- Written instruction: Below this line are records; write out exactly the lines from the one containing "Give me the Altair source for this chart." through the one containing "y_ticks = [30, 60, 90, 120, 150, 180, 210]", with the pictures left out.

════════════════════

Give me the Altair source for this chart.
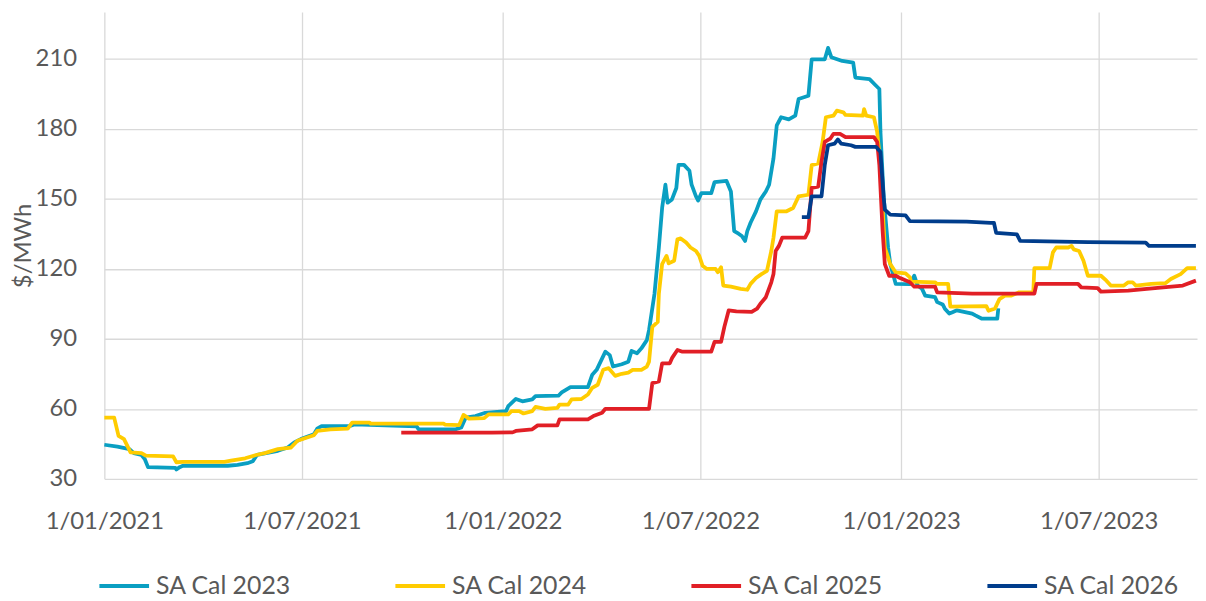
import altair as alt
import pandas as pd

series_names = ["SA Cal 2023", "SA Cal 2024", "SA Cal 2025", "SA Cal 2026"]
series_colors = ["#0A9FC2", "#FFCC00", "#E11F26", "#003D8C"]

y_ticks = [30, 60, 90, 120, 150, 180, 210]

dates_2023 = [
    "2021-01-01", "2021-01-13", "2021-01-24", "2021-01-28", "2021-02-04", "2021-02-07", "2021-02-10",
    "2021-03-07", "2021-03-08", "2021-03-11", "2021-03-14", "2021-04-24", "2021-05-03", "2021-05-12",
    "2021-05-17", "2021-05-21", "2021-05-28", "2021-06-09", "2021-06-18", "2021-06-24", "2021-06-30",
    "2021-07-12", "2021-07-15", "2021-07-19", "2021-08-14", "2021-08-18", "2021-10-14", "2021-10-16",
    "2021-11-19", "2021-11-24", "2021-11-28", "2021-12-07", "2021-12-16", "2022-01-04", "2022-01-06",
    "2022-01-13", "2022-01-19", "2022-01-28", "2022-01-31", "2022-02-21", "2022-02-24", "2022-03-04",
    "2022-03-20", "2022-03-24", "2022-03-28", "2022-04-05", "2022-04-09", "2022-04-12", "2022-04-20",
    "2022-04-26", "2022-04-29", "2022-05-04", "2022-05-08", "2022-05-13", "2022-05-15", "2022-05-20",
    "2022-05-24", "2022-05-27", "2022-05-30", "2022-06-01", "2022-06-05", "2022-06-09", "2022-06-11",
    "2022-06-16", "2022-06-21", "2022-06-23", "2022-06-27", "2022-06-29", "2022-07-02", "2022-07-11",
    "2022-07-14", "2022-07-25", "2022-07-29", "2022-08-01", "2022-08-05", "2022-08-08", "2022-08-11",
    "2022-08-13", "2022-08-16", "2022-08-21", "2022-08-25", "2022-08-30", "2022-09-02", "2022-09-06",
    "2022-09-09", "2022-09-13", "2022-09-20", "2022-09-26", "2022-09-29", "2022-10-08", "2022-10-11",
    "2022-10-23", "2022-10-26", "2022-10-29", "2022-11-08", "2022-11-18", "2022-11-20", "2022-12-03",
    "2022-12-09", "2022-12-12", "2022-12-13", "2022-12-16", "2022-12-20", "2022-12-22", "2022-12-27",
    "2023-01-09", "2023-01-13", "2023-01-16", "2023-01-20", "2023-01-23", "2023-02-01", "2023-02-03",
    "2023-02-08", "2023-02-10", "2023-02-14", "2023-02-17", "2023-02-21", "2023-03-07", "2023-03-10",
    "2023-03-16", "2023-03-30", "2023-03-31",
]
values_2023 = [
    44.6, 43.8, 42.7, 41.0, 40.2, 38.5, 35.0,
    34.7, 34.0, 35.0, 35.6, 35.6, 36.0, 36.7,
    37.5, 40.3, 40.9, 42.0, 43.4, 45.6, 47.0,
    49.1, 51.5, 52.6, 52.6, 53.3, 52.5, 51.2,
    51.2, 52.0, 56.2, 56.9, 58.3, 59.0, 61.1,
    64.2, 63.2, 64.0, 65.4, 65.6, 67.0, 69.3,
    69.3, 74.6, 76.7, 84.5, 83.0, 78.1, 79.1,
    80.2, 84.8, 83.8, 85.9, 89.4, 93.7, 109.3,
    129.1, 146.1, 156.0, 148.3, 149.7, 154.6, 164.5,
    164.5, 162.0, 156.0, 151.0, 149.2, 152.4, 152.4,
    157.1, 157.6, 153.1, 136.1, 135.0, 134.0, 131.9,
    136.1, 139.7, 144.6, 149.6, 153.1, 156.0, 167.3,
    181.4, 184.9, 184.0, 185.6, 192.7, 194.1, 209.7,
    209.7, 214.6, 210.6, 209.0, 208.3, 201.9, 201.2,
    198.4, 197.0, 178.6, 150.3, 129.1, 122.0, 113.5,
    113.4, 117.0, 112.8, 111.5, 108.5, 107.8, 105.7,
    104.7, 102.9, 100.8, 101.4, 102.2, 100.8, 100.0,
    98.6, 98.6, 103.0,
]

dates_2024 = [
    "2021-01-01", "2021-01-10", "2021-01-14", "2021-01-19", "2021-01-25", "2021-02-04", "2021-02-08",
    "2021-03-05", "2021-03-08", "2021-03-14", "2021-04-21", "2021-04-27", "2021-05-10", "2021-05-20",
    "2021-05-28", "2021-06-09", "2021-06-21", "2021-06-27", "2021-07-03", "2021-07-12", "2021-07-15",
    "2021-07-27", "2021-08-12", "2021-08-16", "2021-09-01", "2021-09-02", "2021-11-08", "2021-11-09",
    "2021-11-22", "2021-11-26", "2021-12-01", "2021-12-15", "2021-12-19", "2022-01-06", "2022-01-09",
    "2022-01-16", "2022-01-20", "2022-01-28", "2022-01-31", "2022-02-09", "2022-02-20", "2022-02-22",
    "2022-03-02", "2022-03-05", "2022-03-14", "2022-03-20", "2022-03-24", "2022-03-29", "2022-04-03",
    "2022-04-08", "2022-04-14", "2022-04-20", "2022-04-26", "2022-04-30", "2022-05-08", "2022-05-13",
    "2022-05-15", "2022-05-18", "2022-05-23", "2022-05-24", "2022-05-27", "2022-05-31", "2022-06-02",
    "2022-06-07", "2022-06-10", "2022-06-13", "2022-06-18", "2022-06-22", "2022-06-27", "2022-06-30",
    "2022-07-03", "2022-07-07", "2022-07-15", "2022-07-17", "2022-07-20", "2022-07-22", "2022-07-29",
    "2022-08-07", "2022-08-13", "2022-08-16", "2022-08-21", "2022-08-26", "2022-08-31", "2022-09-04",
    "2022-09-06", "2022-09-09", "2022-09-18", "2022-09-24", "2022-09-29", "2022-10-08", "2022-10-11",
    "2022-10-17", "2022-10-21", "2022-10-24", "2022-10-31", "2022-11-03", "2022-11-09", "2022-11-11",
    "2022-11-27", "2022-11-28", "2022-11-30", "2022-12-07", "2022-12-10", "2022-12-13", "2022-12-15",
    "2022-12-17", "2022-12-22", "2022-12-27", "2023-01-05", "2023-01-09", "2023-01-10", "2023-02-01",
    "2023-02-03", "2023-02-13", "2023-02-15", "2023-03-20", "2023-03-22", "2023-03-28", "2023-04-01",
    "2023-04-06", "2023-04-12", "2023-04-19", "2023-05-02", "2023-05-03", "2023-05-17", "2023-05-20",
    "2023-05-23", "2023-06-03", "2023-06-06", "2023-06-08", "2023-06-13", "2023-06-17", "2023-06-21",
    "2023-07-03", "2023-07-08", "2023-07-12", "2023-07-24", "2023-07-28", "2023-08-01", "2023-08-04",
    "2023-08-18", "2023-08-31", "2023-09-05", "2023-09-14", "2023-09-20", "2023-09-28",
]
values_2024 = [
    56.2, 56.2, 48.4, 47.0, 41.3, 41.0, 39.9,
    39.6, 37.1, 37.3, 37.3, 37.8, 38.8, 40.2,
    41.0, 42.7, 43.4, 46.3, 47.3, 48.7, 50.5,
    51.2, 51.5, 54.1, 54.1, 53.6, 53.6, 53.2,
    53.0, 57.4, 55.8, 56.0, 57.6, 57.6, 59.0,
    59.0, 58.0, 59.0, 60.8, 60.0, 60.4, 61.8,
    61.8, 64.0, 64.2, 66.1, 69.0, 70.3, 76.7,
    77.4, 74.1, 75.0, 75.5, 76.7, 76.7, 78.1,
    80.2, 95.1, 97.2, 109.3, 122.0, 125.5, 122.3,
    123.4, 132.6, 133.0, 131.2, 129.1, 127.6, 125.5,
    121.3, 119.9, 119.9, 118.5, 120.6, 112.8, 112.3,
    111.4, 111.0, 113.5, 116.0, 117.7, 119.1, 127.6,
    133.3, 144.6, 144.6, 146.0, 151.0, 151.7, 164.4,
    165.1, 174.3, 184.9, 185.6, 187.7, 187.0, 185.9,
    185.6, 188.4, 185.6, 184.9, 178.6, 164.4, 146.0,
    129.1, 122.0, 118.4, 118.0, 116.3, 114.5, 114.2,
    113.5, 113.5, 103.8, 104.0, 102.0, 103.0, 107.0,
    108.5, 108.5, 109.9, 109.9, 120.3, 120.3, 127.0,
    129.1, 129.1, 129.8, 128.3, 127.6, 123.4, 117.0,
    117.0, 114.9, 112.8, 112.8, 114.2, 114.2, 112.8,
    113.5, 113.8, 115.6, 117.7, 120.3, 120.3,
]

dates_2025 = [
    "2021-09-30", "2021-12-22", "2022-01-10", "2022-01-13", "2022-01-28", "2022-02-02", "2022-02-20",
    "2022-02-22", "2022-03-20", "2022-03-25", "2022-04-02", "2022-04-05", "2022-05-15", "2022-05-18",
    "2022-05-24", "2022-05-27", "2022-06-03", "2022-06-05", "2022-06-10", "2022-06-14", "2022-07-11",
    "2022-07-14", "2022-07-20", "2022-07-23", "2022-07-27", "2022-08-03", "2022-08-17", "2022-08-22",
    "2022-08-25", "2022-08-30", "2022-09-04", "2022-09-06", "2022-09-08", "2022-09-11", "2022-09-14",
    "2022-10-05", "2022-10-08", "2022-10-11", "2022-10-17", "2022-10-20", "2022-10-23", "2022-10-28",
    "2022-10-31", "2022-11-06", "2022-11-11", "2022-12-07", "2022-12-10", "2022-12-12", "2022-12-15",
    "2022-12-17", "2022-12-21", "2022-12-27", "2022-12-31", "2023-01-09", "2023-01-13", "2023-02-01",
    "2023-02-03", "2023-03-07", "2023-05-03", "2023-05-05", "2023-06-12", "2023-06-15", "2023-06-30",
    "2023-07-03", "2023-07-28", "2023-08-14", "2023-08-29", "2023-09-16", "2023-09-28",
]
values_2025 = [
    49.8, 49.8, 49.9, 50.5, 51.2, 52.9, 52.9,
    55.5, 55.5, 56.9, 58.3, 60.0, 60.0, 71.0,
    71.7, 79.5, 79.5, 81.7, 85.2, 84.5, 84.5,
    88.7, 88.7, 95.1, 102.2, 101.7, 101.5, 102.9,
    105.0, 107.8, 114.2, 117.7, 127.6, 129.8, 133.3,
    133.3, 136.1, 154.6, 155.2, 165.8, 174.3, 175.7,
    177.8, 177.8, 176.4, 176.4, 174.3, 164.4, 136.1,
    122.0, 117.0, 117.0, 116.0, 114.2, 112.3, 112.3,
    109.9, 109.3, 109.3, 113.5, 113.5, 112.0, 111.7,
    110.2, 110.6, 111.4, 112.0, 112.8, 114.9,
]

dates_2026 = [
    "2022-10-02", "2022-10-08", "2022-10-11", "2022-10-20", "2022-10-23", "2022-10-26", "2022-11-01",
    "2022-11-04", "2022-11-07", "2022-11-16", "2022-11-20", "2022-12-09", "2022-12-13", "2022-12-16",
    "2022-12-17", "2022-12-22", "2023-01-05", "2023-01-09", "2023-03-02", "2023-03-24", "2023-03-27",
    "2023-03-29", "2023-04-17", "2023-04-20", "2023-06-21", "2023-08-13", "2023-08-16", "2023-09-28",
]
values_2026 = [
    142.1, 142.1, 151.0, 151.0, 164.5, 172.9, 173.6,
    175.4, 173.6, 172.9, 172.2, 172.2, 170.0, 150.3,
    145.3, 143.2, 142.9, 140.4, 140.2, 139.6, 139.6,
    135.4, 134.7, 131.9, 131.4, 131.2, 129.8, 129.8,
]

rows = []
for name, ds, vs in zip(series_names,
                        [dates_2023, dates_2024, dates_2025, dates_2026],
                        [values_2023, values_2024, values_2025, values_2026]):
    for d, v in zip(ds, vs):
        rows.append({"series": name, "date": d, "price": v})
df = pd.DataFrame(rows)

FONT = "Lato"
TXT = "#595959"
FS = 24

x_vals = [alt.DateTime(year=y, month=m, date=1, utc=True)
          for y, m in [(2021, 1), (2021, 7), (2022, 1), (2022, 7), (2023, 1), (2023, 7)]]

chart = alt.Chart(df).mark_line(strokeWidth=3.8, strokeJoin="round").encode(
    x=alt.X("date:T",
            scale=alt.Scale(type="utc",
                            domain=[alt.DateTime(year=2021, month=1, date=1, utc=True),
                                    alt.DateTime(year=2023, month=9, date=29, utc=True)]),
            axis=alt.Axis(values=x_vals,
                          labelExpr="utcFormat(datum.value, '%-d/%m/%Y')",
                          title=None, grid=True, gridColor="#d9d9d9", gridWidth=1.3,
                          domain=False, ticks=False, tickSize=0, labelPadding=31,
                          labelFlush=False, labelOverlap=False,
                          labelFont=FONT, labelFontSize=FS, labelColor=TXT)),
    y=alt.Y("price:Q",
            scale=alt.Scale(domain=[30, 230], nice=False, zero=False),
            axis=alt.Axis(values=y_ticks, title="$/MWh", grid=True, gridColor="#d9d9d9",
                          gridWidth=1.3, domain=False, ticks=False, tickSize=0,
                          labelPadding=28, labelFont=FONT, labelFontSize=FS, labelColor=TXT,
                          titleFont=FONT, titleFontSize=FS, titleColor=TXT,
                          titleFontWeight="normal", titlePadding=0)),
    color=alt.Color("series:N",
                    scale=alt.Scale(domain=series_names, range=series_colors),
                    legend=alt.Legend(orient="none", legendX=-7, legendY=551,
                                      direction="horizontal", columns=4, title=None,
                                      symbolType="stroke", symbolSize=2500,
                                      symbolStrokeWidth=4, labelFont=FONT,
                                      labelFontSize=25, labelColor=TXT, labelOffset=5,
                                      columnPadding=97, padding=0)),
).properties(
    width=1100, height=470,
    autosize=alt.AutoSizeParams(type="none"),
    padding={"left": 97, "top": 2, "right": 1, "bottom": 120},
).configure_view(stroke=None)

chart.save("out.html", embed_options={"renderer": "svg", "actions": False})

════════════════════

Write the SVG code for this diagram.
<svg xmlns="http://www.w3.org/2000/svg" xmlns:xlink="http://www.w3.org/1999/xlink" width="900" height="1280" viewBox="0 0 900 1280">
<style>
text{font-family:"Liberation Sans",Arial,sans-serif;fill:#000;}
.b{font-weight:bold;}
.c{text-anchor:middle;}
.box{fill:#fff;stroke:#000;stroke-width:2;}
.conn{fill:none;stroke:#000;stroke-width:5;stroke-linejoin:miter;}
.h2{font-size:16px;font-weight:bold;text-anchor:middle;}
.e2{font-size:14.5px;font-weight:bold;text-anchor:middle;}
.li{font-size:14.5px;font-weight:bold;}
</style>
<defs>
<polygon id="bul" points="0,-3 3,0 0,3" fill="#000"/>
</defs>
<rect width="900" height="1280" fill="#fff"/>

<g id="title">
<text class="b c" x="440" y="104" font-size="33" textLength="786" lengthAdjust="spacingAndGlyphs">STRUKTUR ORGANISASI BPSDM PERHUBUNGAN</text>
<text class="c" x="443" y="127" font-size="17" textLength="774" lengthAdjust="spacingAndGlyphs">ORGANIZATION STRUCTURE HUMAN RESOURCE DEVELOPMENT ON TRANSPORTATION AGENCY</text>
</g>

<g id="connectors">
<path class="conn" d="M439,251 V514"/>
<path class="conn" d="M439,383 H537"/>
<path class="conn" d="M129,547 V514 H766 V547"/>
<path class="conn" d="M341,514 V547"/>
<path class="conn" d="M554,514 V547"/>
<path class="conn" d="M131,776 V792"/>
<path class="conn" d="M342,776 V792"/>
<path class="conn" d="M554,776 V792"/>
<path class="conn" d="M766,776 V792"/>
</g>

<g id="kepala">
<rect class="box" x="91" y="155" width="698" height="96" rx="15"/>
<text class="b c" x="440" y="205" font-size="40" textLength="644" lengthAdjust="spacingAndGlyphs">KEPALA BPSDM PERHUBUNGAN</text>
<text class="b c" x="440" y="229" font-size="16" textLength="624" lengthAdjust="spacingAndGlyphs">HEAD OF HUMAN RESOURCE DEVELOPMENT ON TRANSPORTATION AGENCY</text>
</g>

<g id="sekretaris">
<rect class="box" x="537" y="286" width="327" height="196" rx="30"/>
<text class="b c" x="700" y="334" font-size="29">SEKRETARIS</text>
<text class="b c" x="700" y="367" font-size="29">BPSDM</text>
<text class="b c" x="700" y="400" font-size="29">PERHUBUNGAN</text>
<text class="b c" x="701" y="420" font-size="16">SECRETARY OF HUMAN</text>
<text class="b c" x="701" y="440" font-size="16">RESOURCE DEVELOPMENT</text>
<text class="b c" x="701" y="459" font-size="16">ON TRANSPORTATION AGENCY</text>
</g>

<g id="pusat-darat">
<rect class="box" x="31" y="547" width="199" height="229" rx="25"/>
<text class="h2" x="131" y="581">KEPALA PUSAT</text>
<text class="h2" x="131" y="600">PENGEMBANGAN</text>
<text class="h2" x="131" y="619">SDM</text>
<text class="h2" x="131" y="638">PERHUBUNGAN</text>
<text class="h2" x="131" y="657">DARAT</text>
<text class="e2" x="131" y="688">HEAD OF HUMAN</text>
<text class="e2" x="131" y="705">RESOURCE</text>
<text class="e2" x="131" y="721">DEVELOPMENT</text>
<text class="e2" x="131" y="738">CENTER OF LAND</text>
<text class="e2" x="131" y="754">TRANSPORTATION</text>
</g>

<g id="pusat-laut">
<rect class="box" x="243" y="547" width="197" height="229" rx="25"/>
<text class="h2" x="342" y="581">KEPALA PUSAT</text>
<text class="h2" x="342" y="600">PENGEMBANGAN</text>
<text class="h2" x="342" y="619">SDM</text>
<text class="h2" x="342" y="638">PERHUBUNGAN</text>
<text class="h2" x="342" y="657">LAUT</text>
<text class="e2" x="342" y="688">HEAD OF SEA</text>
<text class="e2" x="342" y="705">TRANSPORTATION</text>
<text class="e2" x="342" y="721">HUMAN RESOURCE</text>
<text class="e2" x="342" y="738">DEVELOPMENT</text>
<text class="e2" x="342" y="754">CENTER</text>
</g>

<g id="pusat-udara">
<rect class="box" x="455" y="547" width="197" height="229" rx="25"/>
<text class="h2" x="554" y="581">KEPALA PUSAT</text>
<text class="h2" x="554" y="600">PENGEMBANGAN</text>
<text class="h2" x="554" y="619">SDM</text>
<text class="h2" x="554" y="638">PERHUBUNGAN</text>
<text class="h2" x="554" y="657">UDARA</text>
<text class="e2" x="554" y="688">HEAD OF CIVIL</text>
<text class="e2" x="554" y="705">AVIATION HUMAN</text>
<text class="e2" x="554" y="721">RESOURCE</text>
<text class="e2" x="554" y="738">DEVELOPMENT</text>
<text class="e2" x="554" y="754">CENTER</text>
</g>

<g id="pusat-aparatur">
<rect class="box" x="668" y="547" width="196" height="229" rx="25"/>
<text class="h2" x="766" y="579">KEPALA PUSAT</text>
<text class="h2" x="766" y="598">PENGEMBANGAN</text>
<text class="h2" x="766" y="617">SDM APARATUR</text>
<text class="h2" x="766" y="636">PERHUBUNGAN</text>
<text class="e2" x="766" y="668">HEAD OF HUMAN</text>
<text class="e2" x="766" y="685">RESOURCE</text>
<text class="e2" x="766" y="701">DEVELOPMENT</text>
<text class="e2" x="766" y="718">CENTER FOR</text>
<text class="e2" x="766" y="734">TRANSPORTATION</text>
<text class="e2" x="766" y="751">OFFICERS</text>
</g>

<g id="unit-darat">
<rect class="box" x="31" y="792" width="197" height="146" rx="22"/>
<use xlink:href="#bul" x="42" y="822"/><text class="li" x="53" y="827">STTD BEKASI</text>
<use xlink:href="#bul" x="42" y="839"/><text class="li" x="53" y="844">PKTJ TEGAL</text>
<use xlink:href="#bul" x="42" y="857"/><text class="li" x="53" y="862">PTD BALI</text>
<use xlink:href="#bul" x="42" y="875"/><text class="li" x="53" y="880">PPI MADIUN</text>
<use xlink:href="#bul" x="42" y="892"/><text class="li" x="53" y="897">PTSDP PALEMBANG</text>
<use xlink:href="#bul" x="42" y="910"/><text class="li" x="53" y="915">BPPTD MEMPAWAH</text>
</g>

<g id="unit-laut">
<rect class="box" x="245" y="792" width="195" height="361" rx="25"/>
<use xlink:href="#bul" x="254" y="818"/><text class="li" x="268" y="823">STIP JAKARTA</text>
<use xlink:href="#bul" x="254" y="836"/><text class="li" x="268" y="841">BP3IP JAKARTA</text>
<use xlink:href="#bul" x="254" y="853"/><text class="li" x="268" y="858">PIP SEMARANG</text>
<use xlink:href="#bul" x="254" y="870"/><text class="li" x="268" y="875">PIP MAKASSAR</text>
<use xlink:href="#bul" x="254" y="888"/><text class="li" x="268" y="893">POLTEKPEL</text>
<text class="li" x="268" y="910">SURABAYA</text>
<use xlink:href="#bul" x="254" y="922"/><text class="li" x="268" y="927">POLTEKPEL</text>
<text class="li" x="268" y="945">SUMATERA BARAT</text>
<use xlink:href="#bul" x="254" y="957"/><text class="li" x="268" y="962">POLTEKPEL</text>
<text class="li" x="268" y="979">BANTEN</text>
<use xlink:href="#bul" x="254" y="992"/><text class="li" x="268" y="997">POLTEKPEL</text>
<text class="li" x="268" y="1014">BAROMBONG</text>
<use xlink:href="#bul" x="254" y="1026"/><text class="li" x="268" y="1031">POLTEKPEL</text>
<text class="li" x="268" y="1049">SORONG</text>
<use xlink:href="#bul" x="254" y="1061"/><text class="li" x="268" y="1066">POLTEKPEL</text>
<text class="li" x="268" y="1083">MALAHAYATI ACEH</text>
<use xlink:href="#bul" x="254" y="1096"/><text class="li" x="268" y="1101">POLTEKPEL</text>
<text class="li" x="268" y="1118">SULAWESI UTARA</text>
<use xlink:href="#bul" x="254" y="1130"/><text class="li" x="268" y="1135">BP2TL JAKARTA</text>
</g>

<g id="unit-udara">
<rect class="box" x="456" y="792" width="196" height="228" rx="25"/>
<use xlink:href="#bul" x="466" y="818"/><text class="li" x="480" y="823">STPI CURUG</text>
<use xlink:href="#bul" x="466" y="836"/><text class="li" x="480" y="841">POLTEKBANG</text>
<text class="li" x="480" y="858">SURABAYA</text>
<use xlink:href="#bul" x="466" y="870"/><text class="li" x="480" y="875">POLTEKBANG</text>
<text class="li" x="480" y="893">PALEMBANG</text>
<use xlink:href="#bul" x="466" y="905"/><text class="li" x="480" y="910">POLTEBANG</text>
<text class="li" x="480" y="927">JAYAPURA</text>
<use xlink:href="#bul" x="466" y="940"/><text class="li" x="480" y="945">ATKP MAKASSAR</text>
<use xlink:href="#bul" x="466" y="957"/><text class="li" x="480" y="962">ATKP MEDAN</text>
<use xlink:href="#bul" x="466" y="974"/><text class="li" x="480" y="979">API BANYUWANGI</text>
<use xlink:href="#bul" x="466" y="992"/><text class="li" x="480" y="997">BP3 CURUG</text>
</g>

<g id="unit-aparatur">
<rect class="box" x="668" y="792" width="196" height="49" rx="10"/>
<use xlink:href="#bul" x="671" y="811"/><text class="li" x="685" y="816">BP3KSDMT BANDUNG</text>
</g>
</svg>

════════════════════

- Solution to the problem:
Give me the Altair source for this chart.
import altair as alt
import pandas as pd

series_names = ["SA Cal 2023", "SA Cal 2024", "SA Cal 2025", "SA Cal 2026"]
series_colors = ["#0A9FC2", "#FFCC00", "#E11F26", "#003D8C"]

y_ticks = [30, 60, 90, 120, 150, 180, 210]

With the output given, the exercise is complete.